Task instructions
Both the line containing "Convert this chart" and the line containing "0.574, 0.711, 0.847, 1.0, 0.762, 0.49, 0.252, 0.133, 0.02]" are part of the range to copy, along with every line between them. Copy it exactly and leave out the pictures.

(Figure scripts)

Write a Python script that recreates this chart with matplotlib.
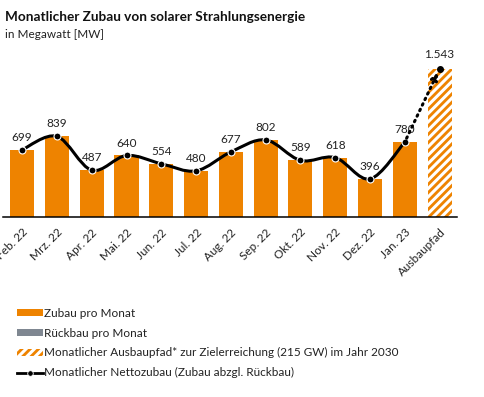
import numpy as np
import matplotlib.pyplot as plt
from matplotlib.patches import Patch, PathPatch
from matplotlib.lines import Line2D
from matplotlib.path import Path

plt.rcParams['font.family'] = ['Lato', 'DejaVu Sans']
plt.rcParams['hatch.linewidth'] = 2.2

months = ['Feb. 22', 'Mrz. 22', 'Apr. 22', 'Mai. 22', 'Jun. 22', 'Jul. 22',
          'Aug. 22', 'Sep. 22', 'Okt. 22', 'Nov. 22', 'Dez. 22', 'Jan. 23']
zubau = [699, 839, 487, 640, 554, 480, 677, 802, 589, 618, 396, 780]
ausbaupfad_label = 'Ausbaupfad'
ausbaupfad = 1543

ORANGE = '#EE8300'
GREY = '#7F8791'


def smooth_path(x, y):
    '''catmull-rom style smoothing, drawn as bezier curves'''
    pts = np.column_stack([x, y]).astype(float)
    verts = [pts[0]]
    codes = [Path.MOVETO]
    n = len(pts)
    for i in range(n - 1):
        p0 = pts[i - 1] if i > 0 else pts[i]
        p1 = pts[i]
        p2 = pts[i + 1]
        p3 = pts[i + 2] if i + 2 < n else pts[i + 1]
        c1 = p1 + (p2 - p0) / 6
        c2 = p2 - (p3 - p1) / 6
        verts += [c1, c2, p2]
        codes += [Path.CURVE4] * 3
    return Path(verts, codes)


def main():
    fig = plt.figure(figsize=(4.85, 3.97), dpi=100)
    ax = fig.add_axes([3 / 485, 1 - 217 / 397, 454 / 485, 173 / 397])

    x = np.arange(len(months))
    ax.bar(x, zubau, width=0.69, color=ORANGE, zorder=2)
    xa = len(months)
    ax.bar(xa, ausbaupfad, width=0.69, color=ORANGE, edgecolor='white',
           hatch='////', linewidth=0, zorder=2)

    # smoothed net line
    ax.add_patch(PathPatch(smooth_path(x, zubau), facecolor='none',
                           edgecolor='black', lw=2.2, zorder=3))
    ax.plot(x, zubau, 'o', color='black', mec='white', mew=0.8, ms=5, zorder=4)

    # dotted path to target
    ax.annotate('', xy=(xa, ausbaupfad), xytext=(x[-1], zubau[-1]),
                arrowprops=dict(arrowstyle='-|>,head_length=0.5,head_width=0.25',
                                linestyle=(0, (0.5, 1.5)),
                                lw=2.2, color='black', mutation_scale=8,
                                shrinkA=3, shrinkB=3), zorder=4)
    ax.plot(xa, ausbaupfad, 'o', color='black', ms=4, zorder=4)

    for xi, v in zip(x, zubau):
        ax.annotate(str(v), (xi, v), xytext=(0, 5), textcoords='offset points',
                    ha='center', va='bottom', fontsize=8.5, color='#222222')
    ax.annotate(f'{ausbaupfad:,}'.replace(',', '.'), (xa, ausbaupfad),
                xytext=(0, 6), textcoords='offset points',
                ha='center', va='bottom', fontsize=8.5, color='#222222')

    ax.set_xlim(-0.55, 12.5)
    ax.set_ylim(0, 1800)
    ax.set_yticks([])
    for s in ['top', 'right', 'left']:
        ax.spines[s].set_visible(False)
    ax.spines['bottom'].set_linewidth(1.1)
    ax.set_xticks(list(x) + [xa])
    ax.set_xticklabels(months + [ausbaupfad_label], rotation=45, ha='right',
                       rotation_mode='anchor', fontsize=8.5, color='#222222')
    ax.tick_params(axis='x', length=0, pad=7)

    fig.text(5 / 485, 1 - 17 / 397, 'Monatlicher Zubau von solarer Strahlungsenergie',
             fontsize=9.8, fontweight='bold', va='center', color='#111111')
    fig.text(5 / 485, 1 - 35 / 397, 'in Megawatt [MW]', fontsize=8.5,
             va='center', color='#222222')

    handles = [
        Patch(facecolor=ORANGE, edgecolor='none'),
        Patch(facecolor=GREY, edgecolor='none'),
        Patch(facecolor=ORANGE, edgecolor='white', hatch='////', linewidth=0),
        Line2D([0], [0], color='black', lw=2, marker='o', ms=4,
               mfc='black', mec='white', mew=0.6),
    ]
    labels = ['Zubau pro Monat', 'Rückbau pro Monat',
              'Monatlicher Ausbaupfad* zur Zielerreichung (215 GW) im Jahr 2030',
              'Monatlicher Nettozubau (Zubau abzgl. Rückbau)']
    fig.legend(handles, labels, loc='upper left', bbox_to_anchor=(12 / 485, 1 - 303 / 397),
               frameon=False, fontsize=8.5, handlelength=2.2, handleheight=0.55,
               handletextpad=0.15, labelspacing=0.75, borderaxespad=0,
               labelcolor='#222222')

    fig.savefig('out.png', dpi=100)


if __name__ == '__main__':
    main()
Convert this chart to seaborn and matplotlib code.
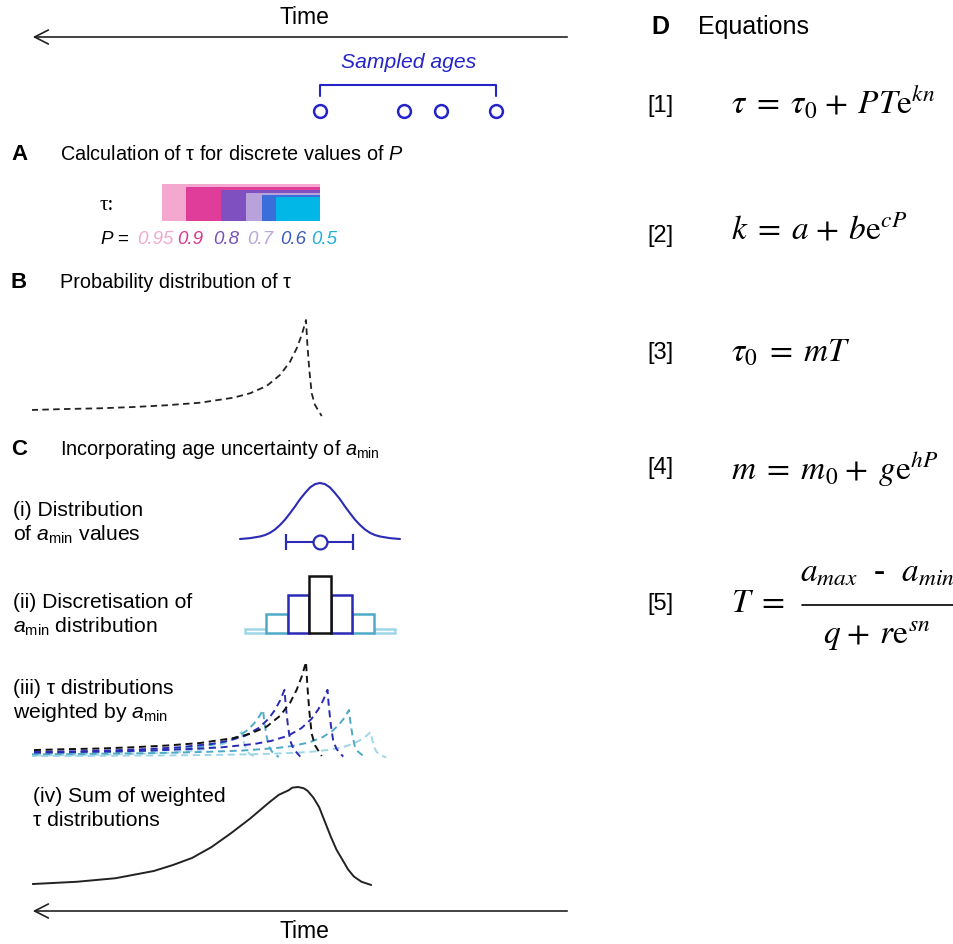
import numpy as np
import pandas as pd
import matplotlib
matplotlib.use("Agg")
import matplotlib.pyplot as plt
import seaborn as sns
from matplotlib.patches import FancyArrowPatch
from matplotlib.lines import Line2D

sns.set_theme(style="white")
plt.rcParams["font.family"] = ["Liberation Sans", "DejaVu Sans"]
plt.rcParams["text.color"] = "black"
plt.rcParams["mathtext.fontset"] = "custom"
plt.rcParams["mathtext.rm"] = "Liberation Sans"
plt.rcParams["mathtext.it"] = "Liberation Sans:italic"
plt.rcParams["mathtext.bf"] = "Liberation Sans:bold"

# ---------------- data (ages in arbitrary time units, larger = older) ----------------
sample_ages = [25.0, 16.6, 12.9, 7.4]

p_labels = ["0.95", "0.9", "0.8", "0.7", "0.6", "0.5"]
tau_lengths = [15.8, 13.4, 9.9, 7.4, 5.8, 4.4]
tau_bar_thickness = [37, 34, 31, 28, 26, 24]
p_colors = ["#f4a8d0", "#e03c9a", "#7e50c0", "#b9a2da", "#3a6ed8", "#00b7e8"]
p_text_colors = ["#f0a8d0", "#d6388e", "#7a50b5", "#b8a6d8", "#3a5cb8", "#20b0d8"]

# tau probability distribution (age offset relative to a_min, relative density)
dist_offset = [35.5, 28.83, 25.33, 22.0, 18.67, 15.33, 12.0, 8.67, 7.0, 5.33, 4.0,
               3.0, 2.33, 1.83, 1.4, 1.27, 1.07, 0.83, 0.5, -0.17]
dist_density = [0.075, 0.082, 0.092, 0.099, 0.112, 0.130, 0.156, 0.207, 0.252, 0.327, 0.439,
                0.574, 0.711, 0.847, 1.0, 0.762, 0.49, 0.252, 0.133, 0.02]

# a_min distribution
amin_center = 25.0
amin_err = 3.35
gauss_offset = [-8, -7, -6, -5.5, -5, -4.5, -4, -3.5, -3, -2.5, -2, -1.5, -1, -0.5, 0,
                0.5, 1, 1.5, 2, 2.5, 3, 3.5, 4, 4.5, 5, 5.5, 6, 7, 8]
gauss_density = [0.0, 0.015, 0.045, 0.07, 0.11, 0.17, 0.25, 0.345, 0.46, 0.58, 0.71,
                 0.82, 0.92, 0.98, 1.0, 0.98, 0.92, 0.82, 0.71, 0.58, 0.46, 0.345, 0.25,
                 0.17, 0.11, 0.07, 0.045, 0.015, 0.0]

# discretised a_min
bin_offsets = [6.45, 4.3, 2.15, 0.0, -2.15, -4.3, -6.45]
bin_heights = [0.07, 0.33, 0.66, 1.0, 0.66, 0.33, 0.07]
tau_weights = [0.27, 0.5, 0.71, 1.0, 0.71, 0.5, 0.27]
bin_colors = ["#9ed6e8", "#4eaac6", "#2a2ab5", "#111111", "#2a2ab5", "#4eaac6", "#9ed6e8"]

# summed distribution
sum_age = [53.73, 49.31, 45.46, 41.62, 39.7, 37.77, 35.85, 33.92, 32.0, 30.08, 29.12,
           28.15, 27.77, 27.2, 26.62, 26.23, 25.65, 25.08, 24.5, 23.92, 23.35, 22.77,
           22.2, 21.62, 20.85, 19.88]
sum_density = [0.01, 0.033, 0.069, 0.143, 0.204, 0.277, 0.387, 0.527, 0.677, 0.843, 0.92,
               0.966, 0.993, 1.0, 0.987, 0.96, 0.89, 0.793, 0.643, 0.493, 0.36, 0.26,
               0.16, 0.087, 0.033, 0.0]

# ---------------- figure ----------------
W, H = 954, 944
fig = plt.figure(figsize=(W / 100, H / 100), dpi=100)

X0, X1 = 32, 570
AGE_MAX = 53.8


def axes_px(y0, y1, x0=X0, x1=X1):
    ax = fig.add_axes([x0 / W, 1 - y1 / H, (x1 - x0) / W, (y1 - y0) / H])
    ax.set_axis_off()
    ax.set_xlim(AGE_MAX, 0)
    return ax


def ftext(x, y, s, **kw):
    kw.setdefault("va", "center")
    kw.setdefault("ha", "left")
    return fig.text(x / W, 1 - y / H, s, **kw)


def arrow(y):
    fig.add_artist(FancyArrowPatch(posA=(570 / W, 1 - y / H), posB=(30 / W, 1 - y / H),
                                   transform=fig.transFigure,
                                   arrowstyle="->,head_length=0.55,head_width=0.28",
                                   mutation_scale=18, lw=1.2, color="#222222"))


HS = 14.3  # header size
LS = 16    # panel letter size
SS = 15.2  # sub label size
TS = 16.5  # "Time"
dash = (0, (3.6, 2.4))

# top time arrow
ftext(304, 18, "Time", ha="center", fontsize=TS)
arrow(37)
ftext(409, 63, "Sampled ages", ha="center", fontsize=15.2, style="italic", color="#2424c8")

ax = axes_px(75, 125)
ax.set_ylim(125, 75)
lo, hi = max(sample_ages), min(sample_ages)
ax.plot([lo, lo, hi, hi], [96, 85, 85, 96], color="#2424c8", lw=1.5)
sns.scatterplot(x=sample_ages, y=[111] * len(sample_ages), ax=ax, marker="o", s=85,
                facecolor="white", edgecolor="#2424c8", linewidth=1.8, zorder=3)

# ---------------- A ----------------
ftext(11, 155, "A", fontsize=LS, fontweight="bold")
ftext(60, 155, r"Calculation of τ for discrete values of $P$", fontsize=HS)
ftext(100, 206, "τ:", fontsize=15, family="Liberation Serif")
ax = axes_px(176, 226)
ax.set_ylim(-5, 45)
for L, t, c in zip(tau_lengths, tau_bar_thickness, p_colors):
    ax.barh(y=0, width=L, left=amin_center, height=t, align="edge", color=c, lw=0)
ftext(100, 240, r"$P$ =", fontsize=13.5)
p_x = [137, 177, 213, 247, 280, 311]
for x, s, c in zip(p_x, p_labels, p_text_colors):
    ftext(x, 240, s, fontsize=13.5, style="italic", color=c)

# ---------------- B ----------------
ftext(11, 283, "B", fontsize=LS, fontweight="bold")
ftext(60, 283, "Probability distribution of τ", fontsize=HS)
ax = axes_px(300, 430)
ax.set_ylim(-0.1224, 1.204)
dfB = pd.DataFrame({"age": np.array(dist_offset) + amin_center, "d": dist_density})
sns.lineplot(data=dfB, x="age", y="d", ax=ax, sort=False, estimator=None,
             color="#222222", lw=1.3, linestyle=dash)
ax.set_xlim(AGE_MAX, 0)
ax.set_axis_off()

# ---------------- C ----------------
ftext(11, 450, "C", fontsize=LS, fontweight="bold")
ftext(60, 450, r"Incorporating age uncertainty of $a_{\mathrm{min}}$", fontsize=HS)

ftext(13, 511, "(i) Distribution", fontsize=SS)
ftext(13, 535, r"of $a_{\mathrm{min}}$ values", fontsize=SS)
ax = axes_px(470, 556)
ax.set_ylim(-0.3036, 1.232)
sns.lineplot(x=np.array(gauss_offset) + amin_center, y=gauss_density, ax=ax, sort=False,
             estimator=None, color="#2a2ab5", lw=1.5)
ax.errorbar([amin_center], [-0.045], xerr=[amin_err], fmt="o", color="#2a2ab5",
            mfc="white", mec="#2a2ab5", ms=10, mew=1.6, elinewidth=1.5, capsize=5.5,
            capthick=1.5)
ax.set_xlim(AGE_MAX, 0)
ax.set_axis_off()

ftext(13, 603, "(ii) Discretisation of", fontsize=SS)
ftext(13, 627, r"$a_{\mathrm{min}}$ distribution", fontsize=SS)
ax = axes_px(568, 640)
ax.set_ylim(-7 / 57, 65 / 57)
order = [0, 6, 1, 5, 2, 4, 3]
for i in order:
    ax.bar(amin_center + bin_offsets[i], bin_heights[i], width=2.15, bottom=0,
           facecolor="white", edgecolor=bin_colors[i], lw=1.8)

ftext(13, 688, r"(iii) τ distributions", fontsize=SS)
ftext(13, 712, r"weighted by $a_{\mathrm{min}}$", fontsize=SS)
ax = axes_px(650, 766)
ax.set_ylim(-8 / 96, 108 / 96)
for i in order:
    sns.lineplot(x=np.array(dist_offset) + amin_center + bin_offsets[i],
                 y=np.array(dist_density) * tau_weights[i], ax=ax, sort=False,
                 estimator=None, color=bin_colors[i], lw=1.4, linestyle=dash)
ax.set_xlim(AGE_MAX, 0)
ax.set_axis_off()

ftext(33, 797, "(iv) Sum of weighted", fontsize=SS)
ftext(33, 820, "τ distributions", fontsize=SS)
ax = axes_px(775, 895)
ax.set_ylim(-10 / 98, 110 / 98)
sns.lineplot(x=sum_age, y=sum_density, ax=ax, sort=False, estimator=None,
             color="#222222", lw=1.4)
ax.set_xlim(AGE_MAX, 0)
ax.set_axis_off()

arrow(911)
ftext(304, 931, "Time", ha="center", fontsize=TS)

# ---------------- D equations ----------------
ftext(651, 27, "D", fontsize=18, fontweight="bold")
ftext(698, 27, "Equations", fontsize=18)
EQ = 24
MF = "stix"
LBS = 17
EX = 731
EQS = r"\;{=}\;"
PLS = r"\;{+}\;\,"
eqs = [
    ("[1]", 106, r"$\tau" + EQS + r"\tau_0" + PLS + r"PT\mathrm{e}^{kn}$", 103),
    ("[2]", 236, r"$k" + EQS + "a" + PLS + r"b\mathrm{e}^{cP}$", 230),
    ("[3]", 353, r"$\tau_0" + EQS + r"mT$", 353),
    ("[4]", 468, r"$m" + EQS + "m_0" + PLS + r"g\mathrm{e}^{hP}$", 469),
]
for lab, yl, eq, ye in eqs:
    ftext(647, yl, lab, fontsize=LBS)
    ftext(EX, ye, eq, fontsize=EQ, math_fontfamily=MF)

# equation [5] as a fraction
ftext(647, 604, "[5]", fontsize=LBS)
ftext(EX, 603, r"$T" + EQS + "$", fontsize=EQ, math_fontfamily=MF)
ftext(877, 573, r"$a_{max}$  -  $a_{min}$", ha="center", fontsize=EQ,
      math_fontfamily=MF, family="Liberation Serif")
fig.add_artist(Line2D([802 / W, 953 / W], [1 - 605 / H, 1 - 605 / H],
                      transform=fig.transFigure, color="black", lw=1.2))
ftext(877, 636, r"$q" + PLS + r"r\mathrm{e}^{sn}$", ha="center", fontsize=EQ,
      math_fontfamily=MF)

fig.savefig("out.png", dpi=100)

Full answer
Convert this chart to seaborn and matplotlib code.
import numpy as np
import pandas as pd
import matplotlib
matplotlib.use("Agg")
import matplotlib.pyplot as plt
import seaborn as sns
from matplotlib.patches import FancyArrowPatch
from matplotlib.lines import Line2D

sns.set_theme(style="white")
plt.rcParams["font.family"] = ["Liberation Sans", "DejaVu Sans"]
plt.rcParams["text.color"] = "black"
plt.rcParams["mathtext.fontset"] = "custom"
plt.rcParams["mathtext.rm"] = "Liberation Sans"
plt.rcParams["mathtext.it"] = "Liberation Sans:italic"
plt.rcParams["mathtext.bf"] = "Liberation Sans:bold"

# ---------------- data (ages in arbitrary time units, larger = older) ----------------
sample_ages = [25.0, 16.6, 12.9, 7.4]

p_labels = ["0.95", "0.9", "0.8", "0.7", "0.6", "0.5"]
tau_lengths = [15.8, 13.4, 9.9, 7.4, 5.8, 4.4]
tau_bar_thickness = [37, 34, 31, 28, 26, 24]
p_colors = ["#f4a8d0", "#e03c9a", "#7e50c0", "#b9a2da", "#3a6ed8", "#00b7e8"]
p_text_colors = ["#f0a8d0", "#d6388e", "#7a50b5", "#b8a6d8", "#3a5cb8", "#20b0d8"]

# tau probability distribution (age offset relative to a_min, relative density)
dist_offset = [35.5, 28.83, 25.33, 22.0, 18.67, 15.33, 12.0, 8.67, 7.0, 5.33, 4.0,
               3.0, 2.33, 1.83, 1.4, 1.27, 1.07, 0.83, 0.5, -0.17]
dist_density = [0.075, 0.082, 0.092, 0.099, 0.112, 0.130, 0.156, 0.207, 0.252, 0.327, 0.439,
                0.574, 0.711, 0.847, 1.0, 0.762, 0.49, 0.252, 0.133, 0.02]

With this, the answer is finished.